= Work to do =
Reproduce the listing below in full and without alteration, apart from its pictures.

= Source excerpt =
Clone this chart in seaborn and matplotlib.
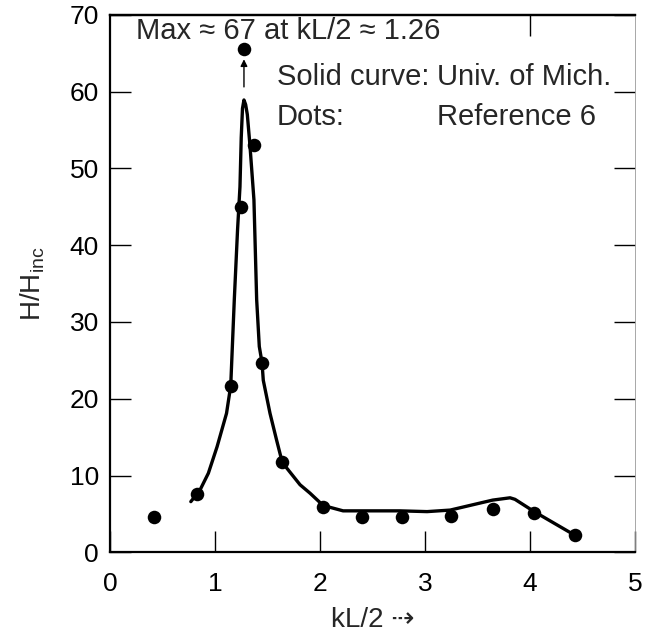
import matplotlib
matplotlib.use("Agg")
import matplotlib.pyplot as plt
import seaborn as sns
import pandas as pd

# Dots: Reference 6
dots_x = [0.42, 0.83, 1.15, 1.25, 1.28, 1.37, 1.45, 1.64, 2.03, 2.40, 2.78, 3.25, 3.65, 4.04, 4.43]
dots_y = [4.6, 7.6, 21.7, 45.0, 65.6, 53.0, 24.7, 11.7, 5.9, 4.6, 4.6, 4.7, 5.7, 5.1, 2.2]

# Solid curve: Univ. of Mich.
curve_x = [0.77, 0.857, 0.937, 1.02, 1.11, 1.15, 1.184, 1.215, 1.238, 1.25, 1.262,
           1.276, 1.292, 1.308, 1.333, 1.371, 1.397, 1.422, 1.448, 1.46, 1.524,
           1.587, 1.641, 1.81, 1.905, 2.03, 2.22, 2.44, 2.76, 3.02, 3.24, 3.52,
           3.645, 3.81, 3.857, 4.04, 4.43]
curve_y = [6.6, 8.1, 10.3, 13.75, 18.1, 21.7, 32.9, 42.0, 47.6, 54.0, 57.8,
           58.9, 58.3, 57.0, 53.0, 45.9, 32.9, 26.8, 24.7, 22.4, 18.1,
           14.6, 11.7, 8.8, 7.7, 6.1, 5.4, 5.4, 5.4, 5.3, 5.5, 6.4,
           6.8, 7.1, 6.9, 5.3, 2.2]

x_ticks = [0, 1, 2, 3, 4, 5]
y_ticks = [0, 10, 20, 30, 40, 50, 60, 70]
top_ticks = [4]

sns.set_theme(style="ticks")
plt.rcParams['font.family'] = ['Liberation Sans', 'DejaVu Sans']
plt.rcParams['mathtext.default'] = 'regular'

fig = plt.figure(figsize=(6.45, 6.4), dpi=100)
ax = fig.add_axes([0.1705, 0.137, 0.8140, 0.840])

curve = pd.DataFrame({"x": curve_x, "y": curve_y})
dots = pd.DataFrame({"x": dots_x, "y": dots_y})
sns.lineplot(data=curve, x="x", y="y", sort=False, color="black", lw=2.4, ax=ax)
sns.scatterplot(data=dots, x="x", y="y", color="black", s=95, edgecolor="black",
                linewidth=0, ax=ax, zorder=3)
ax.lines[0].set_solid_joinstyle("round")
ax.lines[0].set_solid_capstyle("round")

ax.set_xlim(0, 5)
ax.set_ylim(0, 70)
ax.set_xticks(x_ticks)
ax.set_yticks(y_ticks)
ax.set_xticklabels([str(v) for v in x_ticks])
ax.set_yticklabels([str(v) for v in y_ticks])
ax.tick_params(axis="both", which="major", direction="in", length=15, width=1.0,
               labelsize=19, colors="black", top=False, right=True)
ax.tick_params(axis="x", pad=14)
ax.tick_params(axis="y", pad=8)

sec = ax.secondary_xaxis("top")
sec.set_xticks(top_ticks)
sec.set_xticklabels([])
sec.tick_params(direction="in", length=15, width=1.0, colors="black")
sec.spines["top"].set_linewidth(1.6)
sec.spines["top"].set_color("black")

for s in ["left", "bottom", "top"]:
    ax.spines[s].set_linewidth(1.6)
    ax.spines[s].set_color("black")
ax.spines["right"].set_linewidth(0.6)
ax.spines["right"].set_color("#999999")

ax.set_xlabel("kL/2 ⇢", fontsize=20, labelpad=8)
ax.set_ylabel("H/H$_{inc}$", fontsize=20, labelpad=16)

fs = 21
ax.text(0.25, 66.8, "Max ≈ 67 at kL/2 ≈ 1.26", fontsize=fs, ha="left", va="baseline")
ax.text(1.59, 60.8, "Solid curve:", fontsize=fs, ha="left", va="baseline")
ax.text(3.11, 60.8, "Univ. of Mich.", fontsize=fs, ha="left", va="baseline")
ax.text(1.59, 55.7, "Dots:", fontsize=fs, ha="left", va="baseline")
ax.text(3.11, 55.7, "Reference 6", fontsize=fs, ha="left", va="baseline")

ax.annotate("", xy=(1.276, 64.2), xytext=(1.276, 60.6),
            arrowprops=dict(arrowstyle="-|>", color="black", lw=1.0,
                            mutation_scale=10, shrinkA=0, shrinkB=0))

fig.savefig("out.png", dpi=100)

= Worked answer =
Clone this chart in seaborn and matplotlib.
import matplotlib
matplotlib.use("Agg")
import matplotlib.pyplot as plt
import seaborn as sns
import pandas as pd

# Dots: Reference 6
dots_x = [0.42, 0.83, 1.15, 1.25, 1.28, 1.37, 1.45, 1.64, 2.03, 2.40, 2.78, 3.25, 3.65, 4.04, 4.43]
dots_y = [4.6, 7.6, 21.7, 45.0, 65.6, 53.0, 24.7, 11.7, 5.9, 4.6, 4.6, 4.7, 5.7, 5.1, 2.2]

# Solid curve: Univ. of Mich.
curve_x = [0.77, 0.857, 0.937, 1.02, 1.11, 1.15, 1.184, 1.215, 1.238, 1.25, 1.262,
           1.276, 1.292, 1.308, 1.333, 1.371, 1.397, 1.422, 1.448, 1.46, 1.524,
           1.587, 1.641, 1.81, 1.905, 2.03, 2.22, 2.44, 2.76, 3.02, 3.24, 3.52,
           3.645, 3.81, 3.857, 4.04, 4.43]
curve_y = [6.6, 8.1, 10.3, 13.75, 18.1, 21.7, 32.9, 42.0, 47.6, 54.0, 57.8,
           58.9, 58.3, 57.0, 53.0, 45.9, 32.9, 26.8, 24.7, 22.4, 18.1,
           14.6, 11.7, 8.8, 7.7, 6.1, 5.4, 5.4, 5.4, 5.3, 5.5, 6.4,
           6.8, 7.1, 6.9, 5.3, 2.2]

x_ticks = [0, 1, 2, 3, 4, 5]
y_ticks = [0, 10, 20, 30, 40, 50, 60, 70]
top_ticks = [4]

sns.set_theme(style="ticks")
plt.rcParams['font.family'] = ['Liberation Sans', 'DejaVu Sans']
plt.rcParams['mathtext.default'] = 'regular'

fig = plt.figure(figsize=(6.45, 6.4), dpi=100)
ax = fig.add_axes([0.1705, 0.137, 0.8140, 0.840])

curve = pd.DataFrame({"x": curve_x, "y": curve_y})
dots = pd.DataFrame({"x": dots_x, "y": dots_y})
sns.lineplot(data=curve, x="x", y="y", sort=False, color="black", lw=2.4, ax=ax)
sns.scatterplot(data=dots, x="x", y="y", color="black", s=95, edgecolor="black",
                linewidth=0, ax=ax, zorder=3)
ax.lines[0].set_solid_joinstyle("round")
ax.lines[0].set_solid_capstyle("round")

ax.set_xlim(0, 5)
ax.set_ylim(0, 70)
ax.set_xticks(x_ticks)
ax.set_yticks(y_ticks)
ax.set_xticklabels([str(v) for v in x_ticks])
ax.set_yticklabels([str(v) for v in y_ticks])
ax.tick_params(axis="both", which="major", direction="in", length=15, width=1.0,
               labelsize=19, colors="black", top=False, right=True)
ax.tick_params(axis="x", pad=14)
ax.tick_params(axis="y", pad=8)

sec = ax.secondary_xaxis("top")
sec.set_xticks(top_ticks)
sec.set_xticklabels([])
sec.tick_params(direction="in", length=15, width=1.0, colors="black")
sec.spines["top"].set_linewidth(1.6)
sec.spines["top"].set_color("black")

for s in ["left", "bottom", "top"]:
    ax.spines[s].set_linewidth(1.6)
    ax.spines[s].set_color("black")
ax.spines["right"].set_linewidth(0.6)
ax.spines["right"].set_color("#999999")

ax.set_xlabel("kL/2 ⇢", fontsize=20, labelpad=8)
ax.set_ylabel("H/H$_{inc}$", fontsize=20, labelpad=16)

fs = 21
ax.text(0.25, 66.8, "Max ≈ 67 at kL/2 ≈ 1.26", fontsize=fs, ha="left", va="baseline")
ax.text(1.59, 60.8, "Solid curve:", fontsize=fs, ha="left", va="baseline")
ax.text(3.11, 60.8, "Univ. of Mich.", fontsize=fs, ha="left", va="baseline")
ax.text(1.59, 55.7, "Dots:", fontsize=fs, ha="left", va="baseline")
ax.text(3.11, 55.7, "Reference 6", fontsize=fs, ha="left", va="baseline")

ax.annotate("", xy=(1.276, 64.2), xytext=(1.276, 60.6),
            arrowprops=dict(arrowstyle="-|>", color="black", lw=1.0,
                            mutation_scale=10, shrinkA=0, shrinkB=0))

fig.savefig("out.png", dpi=100)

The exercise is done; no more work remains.